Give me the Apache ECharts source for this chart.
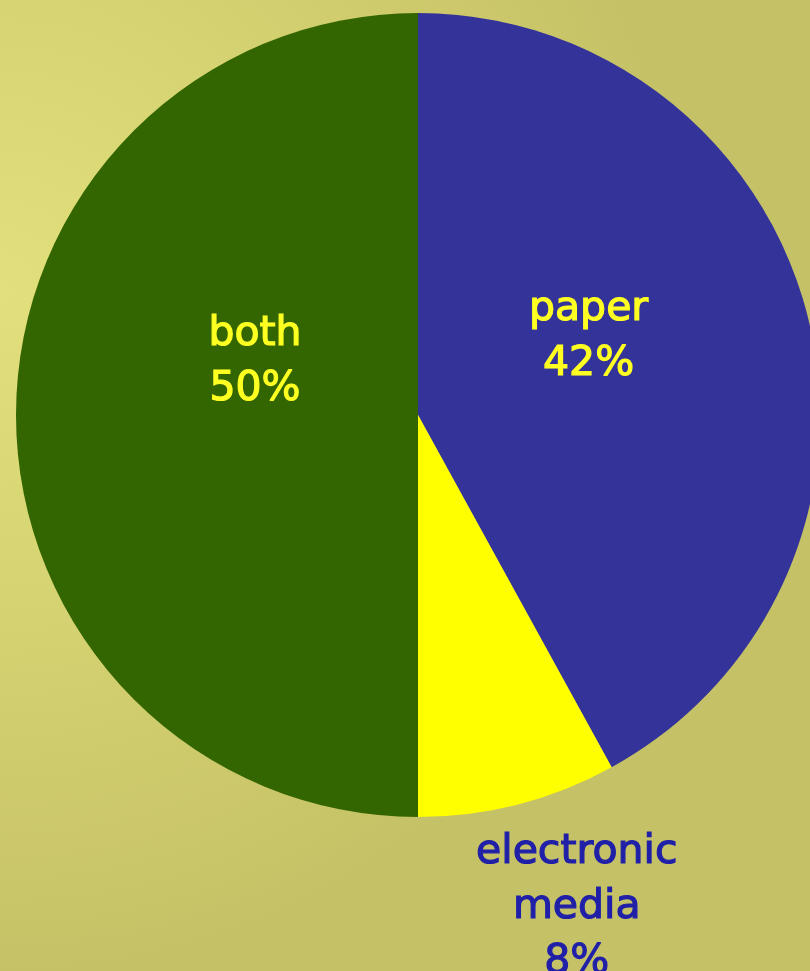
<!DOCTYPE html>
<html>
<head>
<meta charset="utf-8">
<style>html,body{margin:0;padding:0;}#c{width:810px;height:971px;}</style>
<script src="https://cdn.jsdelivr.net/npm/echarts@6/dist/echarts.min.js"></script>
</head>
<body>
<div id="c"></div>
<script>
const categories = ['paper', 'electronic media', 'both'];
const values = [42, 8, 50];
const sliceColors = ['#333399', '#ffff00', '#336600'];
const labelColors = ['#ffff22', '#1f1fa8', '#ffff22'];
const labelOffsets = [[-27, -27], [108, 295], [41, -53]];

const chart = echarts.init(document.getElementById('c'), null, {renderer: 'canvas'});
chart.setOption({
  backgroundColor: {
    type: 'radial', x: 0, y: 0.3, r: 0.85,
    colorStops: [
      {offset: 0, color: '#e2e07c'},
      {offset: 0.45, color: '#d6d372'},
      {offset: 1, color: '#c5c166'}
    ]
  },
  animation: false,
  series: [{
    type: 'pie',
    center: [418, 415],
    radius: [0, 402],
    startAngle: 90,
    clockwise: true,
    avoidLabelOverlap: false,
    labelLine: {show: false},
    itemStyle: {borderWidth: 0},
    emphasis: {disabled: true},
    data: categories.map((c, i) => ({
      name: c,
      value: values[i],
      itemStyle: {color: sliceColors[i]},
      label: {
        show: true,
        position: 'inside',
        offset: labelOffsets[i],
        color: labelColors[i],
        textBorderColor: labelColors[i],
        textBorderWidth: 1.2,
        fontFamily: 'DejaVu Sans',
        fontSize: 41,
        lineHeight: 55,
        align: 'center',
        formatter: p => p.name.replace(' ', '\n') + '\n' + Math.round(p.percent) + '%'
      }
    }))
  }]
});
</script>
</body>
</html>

++++++++++++++++++++

● **What is expected**
Output an exact copy of the material, with the pictures removed.

● **Reply**
Give me the Apache ECharts source for this chart.
<!DOCTYPE html>
<html>
<head>
<meta charset="utf-8">
<style>html,body{margin:0;padding:0;}#c{width:810px;height:971px;}</style>
<script src="https://cdn.jsdelivr.net/npm/echarts@6/dist/echarts.min.js"></script>
</head>
<body>
<div id="c"></div>
<script>
const categories = ['paper', 'electronic media', 'both'];
const values = [42, 8, 50];
const sliceColors = ['#333399', '#ffff00', '#336600'];
const labelColors = ['#ffff22', '#1f1fa8', '#ffff22'];
const labelOffsets = [[-27, -27], [108, 295], [41, -53]];

const chart = echarts.init(document.getElementById('c'), null, {renderer: 'canvas'});
chart.setOption({
  backgroundColor: {
    type: 'radial', x: 0, y: 0.3, r: 0.85,
    colorStops: [
      {offset: 0, color: '#e2e07c'},
      {offset: 0.45, color: '#d6d372'},
      {offset: 1, color: '#c5c166'}
    ]
  },
  animation: false,
  series: [{
    type: 'pie',
    center: [418, 415],
    radius: [0, 402],
    startAngle: 90,
    clockwise: true,
    avoidLabelOverlap: false,
    labelLine: {show: false},
    itemStyle: {borderWidth: 0},
    emphasis: {disabled: true},
    data: categories.map((c, i) => ({
      name: c,
      value: values[i],
      itemStyle: {color: sliceColors[i]},
      label: {
        show: true,
        position: 'inside',
        offset: labelOffsets[i],
        color: labelColors[i],
        textBorderColor: labelColors[i],
        textBorderWidth: 1.2,
        fontFamily: 'DejaVu Sans',
        fontSize: 41,
        lineHeight: 55,
        align: 'center',
        formatter: p => p.name.replace(' ', '\n') + '\n' + Math.round(p.percent) + '%'
      }
    }))
  }]
});
</script>
</body>
</html>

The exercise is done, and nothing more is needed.